=== Task statement ===
Wherever the string "drawn" appears in a line, extract that line.

======== Exercise material ========

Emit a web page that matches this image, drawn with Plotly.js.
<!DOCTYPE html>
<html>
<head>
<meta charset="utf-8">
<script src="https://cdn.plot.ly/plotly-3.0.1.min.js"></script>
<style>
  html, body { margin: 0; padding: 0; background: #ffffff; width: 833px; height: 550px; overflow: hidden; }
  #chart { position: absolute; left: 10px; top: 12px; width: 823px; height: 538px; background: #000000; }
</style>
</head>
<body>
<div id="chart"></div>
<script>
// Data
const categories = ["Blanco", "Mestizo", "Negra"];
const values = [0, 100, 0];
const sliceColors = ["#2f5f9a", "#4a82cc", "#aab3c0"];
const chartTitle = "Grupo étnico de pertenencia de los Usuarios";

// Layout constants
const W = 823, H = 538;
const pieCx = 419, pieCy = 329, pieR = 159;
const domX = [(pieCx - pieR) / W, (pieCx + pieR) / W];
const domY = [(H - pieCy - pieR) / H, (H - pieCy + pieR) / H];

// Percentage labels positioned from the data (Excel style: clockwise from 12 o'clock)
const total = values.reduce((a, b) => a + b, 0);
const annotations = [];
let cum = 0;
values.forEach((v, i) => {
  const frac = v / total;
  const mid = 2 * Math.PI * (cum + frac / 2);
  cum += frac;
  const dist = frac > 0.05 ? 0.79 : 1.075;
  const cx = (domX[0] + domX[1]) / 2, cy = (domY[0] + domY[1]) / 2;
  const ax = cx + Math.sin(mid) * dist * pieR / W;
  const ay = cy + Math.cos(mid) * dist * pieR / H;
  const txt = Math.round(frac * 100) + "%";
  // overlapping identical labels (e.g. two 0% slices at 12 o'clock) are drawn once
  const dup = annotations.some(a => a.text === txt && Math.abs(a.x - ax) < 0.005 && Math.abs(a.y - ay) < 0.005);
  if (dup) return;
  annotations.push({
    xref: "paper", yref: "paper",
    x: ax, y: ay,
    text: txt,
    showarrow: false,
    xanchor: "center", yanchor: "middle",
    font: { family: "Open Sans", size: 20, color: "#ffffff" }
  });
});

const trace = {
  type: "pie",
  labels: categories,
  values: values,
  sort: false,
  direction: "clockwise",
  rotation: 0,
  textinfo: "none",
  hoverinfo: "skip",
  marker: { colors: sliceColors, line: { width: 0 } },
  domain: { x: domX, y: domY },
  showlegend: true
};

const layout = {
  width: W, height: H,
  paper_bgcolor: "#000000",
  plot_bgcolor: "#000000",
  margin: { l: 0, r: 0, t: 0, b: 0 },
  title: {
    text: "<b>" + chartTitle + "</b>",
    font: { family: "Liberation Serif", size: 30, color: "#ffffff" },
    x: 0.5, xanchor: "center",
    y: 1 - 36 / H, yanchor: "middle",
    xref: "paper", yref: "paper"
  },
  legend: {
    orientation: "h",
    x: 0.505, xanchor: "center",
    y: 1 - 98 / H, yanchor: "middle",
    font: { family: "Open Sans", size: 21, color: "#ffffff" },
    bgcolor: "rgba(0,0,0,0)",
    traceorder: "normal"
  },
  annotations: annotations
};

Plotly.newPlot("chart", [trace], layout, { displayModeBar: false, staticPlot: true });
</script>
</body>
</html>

========
======== Exercise material ========

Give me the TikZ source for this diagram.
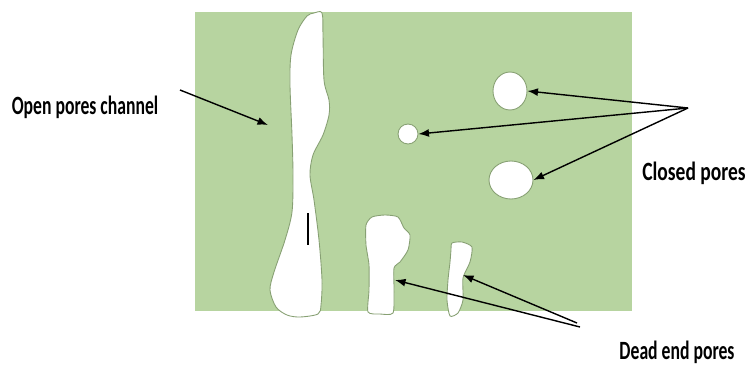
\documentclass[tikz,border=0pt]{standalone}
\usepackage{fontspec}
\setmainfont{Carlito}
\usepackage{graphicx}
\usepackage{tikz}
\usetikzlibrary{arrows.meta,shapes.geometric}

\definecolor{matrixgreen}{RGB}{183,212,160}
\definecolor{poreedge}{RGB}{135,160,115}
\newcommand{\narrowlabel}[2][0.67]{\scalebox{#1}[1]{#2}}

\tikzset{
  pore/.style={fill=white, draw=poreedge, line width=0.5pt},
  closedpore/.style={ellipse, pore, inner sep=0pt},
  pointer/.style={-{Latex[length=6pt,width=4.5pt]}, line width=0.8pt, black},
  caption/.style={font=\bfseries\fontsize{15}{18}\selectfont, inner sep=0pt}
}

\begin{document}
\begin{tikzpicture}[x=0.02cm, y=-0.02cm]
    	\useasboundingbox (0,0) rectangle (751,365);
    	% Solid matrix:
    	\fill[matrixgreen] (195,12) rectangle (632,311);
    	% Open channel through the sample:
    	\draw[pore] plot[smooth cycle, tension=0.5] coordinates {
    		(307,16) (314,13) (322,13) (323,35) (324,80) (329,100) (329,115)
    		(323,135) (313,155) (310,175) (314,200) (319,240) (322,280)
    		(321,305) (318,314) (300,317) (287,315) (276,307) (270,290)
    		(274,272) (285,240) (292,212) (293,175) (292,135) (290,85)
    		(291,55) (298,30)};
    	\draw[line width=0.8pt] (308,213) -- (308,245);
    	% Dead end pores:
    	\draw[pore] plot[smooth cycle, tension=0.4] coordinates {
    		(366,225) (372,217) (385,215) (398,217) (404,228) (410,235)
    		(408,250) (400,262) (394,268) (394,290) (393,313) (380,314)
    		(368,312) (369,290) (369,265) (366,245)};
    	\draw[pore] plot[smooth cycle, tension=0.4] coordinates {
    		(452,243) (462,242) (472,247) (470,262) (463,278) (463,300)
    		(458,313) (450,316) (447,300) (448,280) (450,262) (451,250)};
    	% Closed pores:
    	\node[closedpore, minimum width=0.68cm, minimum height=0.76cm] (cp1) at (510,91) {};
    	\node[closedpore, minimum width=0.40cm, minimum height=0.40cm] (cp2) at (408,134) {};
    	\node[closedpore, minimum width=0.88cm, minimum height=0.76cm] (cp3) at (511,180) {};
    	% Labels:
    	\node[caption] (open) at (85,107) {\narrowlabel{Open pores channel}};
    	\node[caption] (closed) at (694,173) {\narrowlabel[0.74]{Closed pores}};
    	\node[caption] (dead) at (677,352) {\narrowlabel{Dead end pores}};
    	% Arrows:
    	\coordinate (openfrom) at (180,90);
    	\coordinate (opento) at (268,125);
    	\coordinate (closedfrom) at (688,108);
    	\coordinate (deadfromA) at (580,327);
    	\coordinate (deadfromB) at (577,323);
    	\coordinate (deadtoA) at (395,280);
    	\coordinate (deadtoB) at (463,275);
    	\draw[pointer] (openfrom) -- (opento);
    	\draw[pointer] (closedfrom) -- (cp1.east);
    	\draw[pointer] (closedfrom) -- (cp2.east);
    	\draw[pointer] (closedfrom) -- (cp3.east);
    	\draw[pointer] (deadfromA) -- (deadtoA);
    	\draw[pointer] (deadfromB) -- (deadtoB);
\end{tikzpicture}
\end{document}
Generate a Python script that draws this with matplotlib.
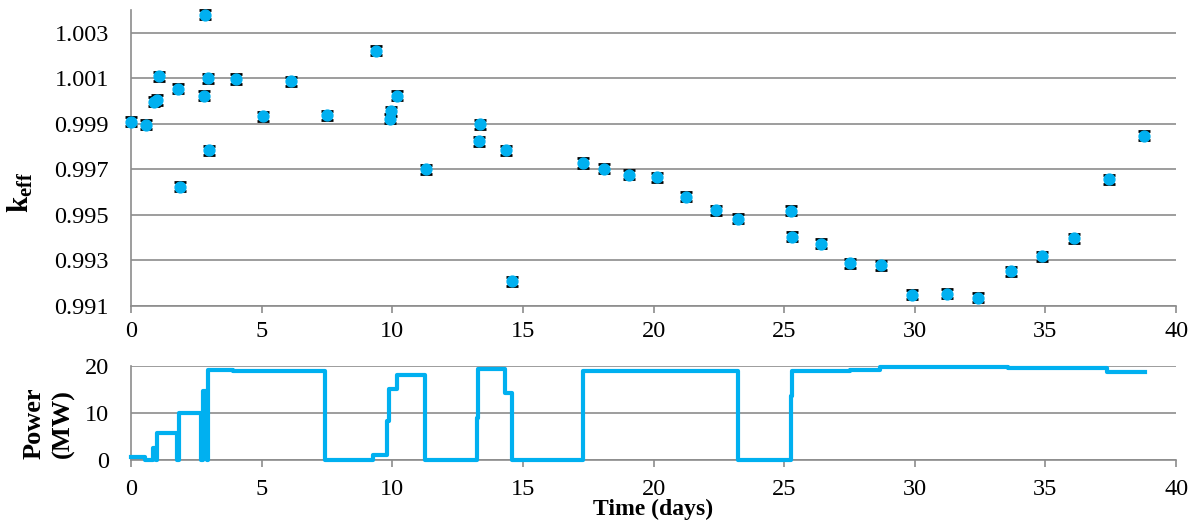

========

=== Answer to this problem ===
Emit a web page that matches this image, drawn with Plotly.js.
  // overlapping identical labels (e.g. two 0% slices at 12 o'clock) are drawn once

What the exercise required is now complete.